• _Task to complete_
Retype each line of the material exactly, please, skipping any picture in it.

### Material provided ###

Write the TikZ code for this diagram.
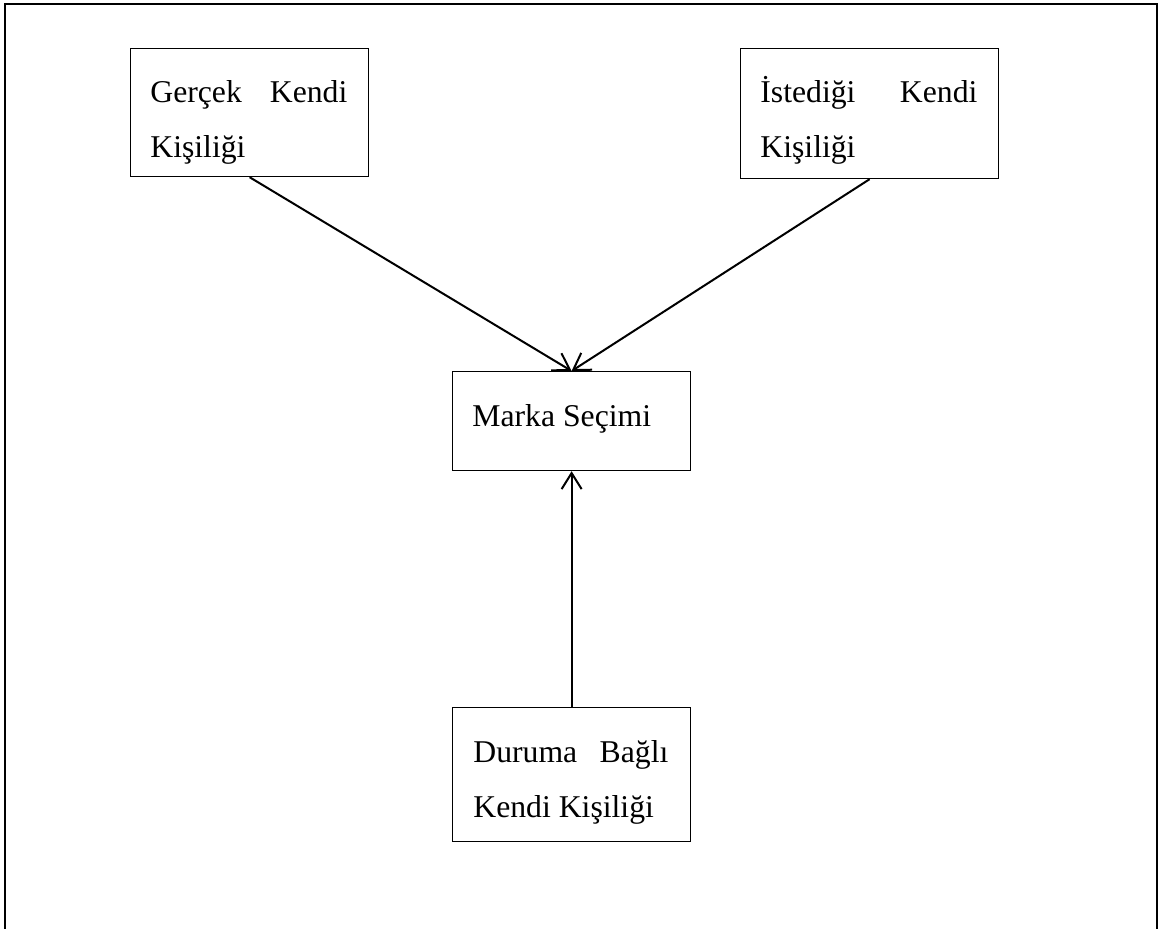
\documentclass[tikz,border=0pt]{standalone}
\usepackage{fontspec}
\setmainfont{Liberation Serif}
\usetikzlibrary{arrows.meta}
\begin{document}
\begin{tikzpicture}[x=0.5pt,y=-0.5pt,
  box/.style={draw, line width=0.6pt, inner sep=0pt, anchor=north west},
  txt/.style={anchor=base west, inner sep=0pt, font=\fontsize{15.85}{19}\selectfont},
  conn/.style={line width=1pt, -{Straight Barb[length=8pt,width=10pt,line width=1pt]}},
  frame/.style={line width=1pt}]
\useasboundingbox (0,0) rectangle (1159,929);
\draw[frame] (5,929) -- (5,4) -- (1157,4) -- (1157,929);
% boxes
\node[box, minimum width=119pt, minimum height=64pt] (b1) at (130,48) {};
\node[box, minimum width=129pt, minimum height=65pt] (b2) at (740,48) {};
\node[box, minimum width=119pt, minimum height=49.5pt] (m) at (452,371) {};
\node[box, minimum width=119pt, minimum height=67pt] (d) at (452,707) {};
% texts
\node[txt] (b1a) at (150,103) {\makebox[98.5pt][l]{Gerçek\hfill Kendi}};
\node[txt] (b1b) at (150,158) {Kişiliği};
\node[txt] (b2a) at (760,103) {\makebox[108.5pt][l]{İstediği\hfill Kendi}};
\node[txt] (b2b) at (760,158) {Kişiliği};
\node[txt] (mt) at (472,427) {Marka Seçimi};
\node[txt] (da) at (473,762) {\makebox[97.5pt][l]{Duruma\hfill Bağlı}};
\node[txt] (db) at (473,817) {Kendi Kişiliği};
% connectors
\draw[conn] (b1.south) -- (m.north);
\draw[conn] (b2.south) -- (m.north);
\draw[conn] (d.north) -- (m.south);
\end{tikzpicture}
\end{document}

###

• _Complete response_
Write the TikZ code for this diagram.
\documentclass[tikz,border=0pt]{standalone}
\usepackage{fontspec}
\setmainfont{Liberation Serif}
\usetikzlibrary{arrows.meta}
\begin{document}
\begin{tikzpicture}[x=0.5pt,y=-0.5pt,
  box/.style={draw, line width=0.6pt, inner sep=0pt, anchor=north west},
  txt/.style={anchor=base west, inner sep=0pt, font=\fontsize{15.85}{19}\selectfont},
  conn/.style={line width=1pt, -{Straight Barb[length=8pt,width=10pt,line width=1pt]}},
  frame/.style={line width=1pt}]
\useasboundingbox (0,0) rectangle (1159,929);
\draw[frame] (5,929) -- (5,4) -- (1157,4) -- (1157,929);
% boxes
\node[box, minimum width=119pt, minimum height=64pt] (b1) at (130,48) {};
\node[box, minimum width=129pt, minimum height=65pt] (b2) at (740,48) {};
\node[box, minimum width=119pt, minimum height=49.5pt] (m) at (452,371) {};
\node[box, minimum width=119pt, minimum height=67pt] (d) at (452,707) {};
% texts
\node[txt] (b1a) at (150,103) {\makebox[98.5pt][l]{Gerçek\hfill Kendi}};
\node[txt] (b1b) at (150,158) {Kişiliği};
\node[txt] (b2a) at (760,103) {\makebox[108.5pt][l]{İstediği\hfill Kendi}};
\node[txt] (b2b) at (760,158) {Kişiliği};
\node[txt] (mt) at (472,427) {Marka Seçimi};
\node[txt] (da) at (473,762) {\makebox[97.5pt][l]{Duruma\hfill Bağlı}};
\node[txt] (db) at (473,817) {Kendi Kişiliği};
% connectors
\draw[conn] (b1.south) -- (m.north);
\draw[conn] (b2.south) -- (m.north);
\draw[conn] (d.north) -- (m.south);
\end{tikzpicture}
\end{document}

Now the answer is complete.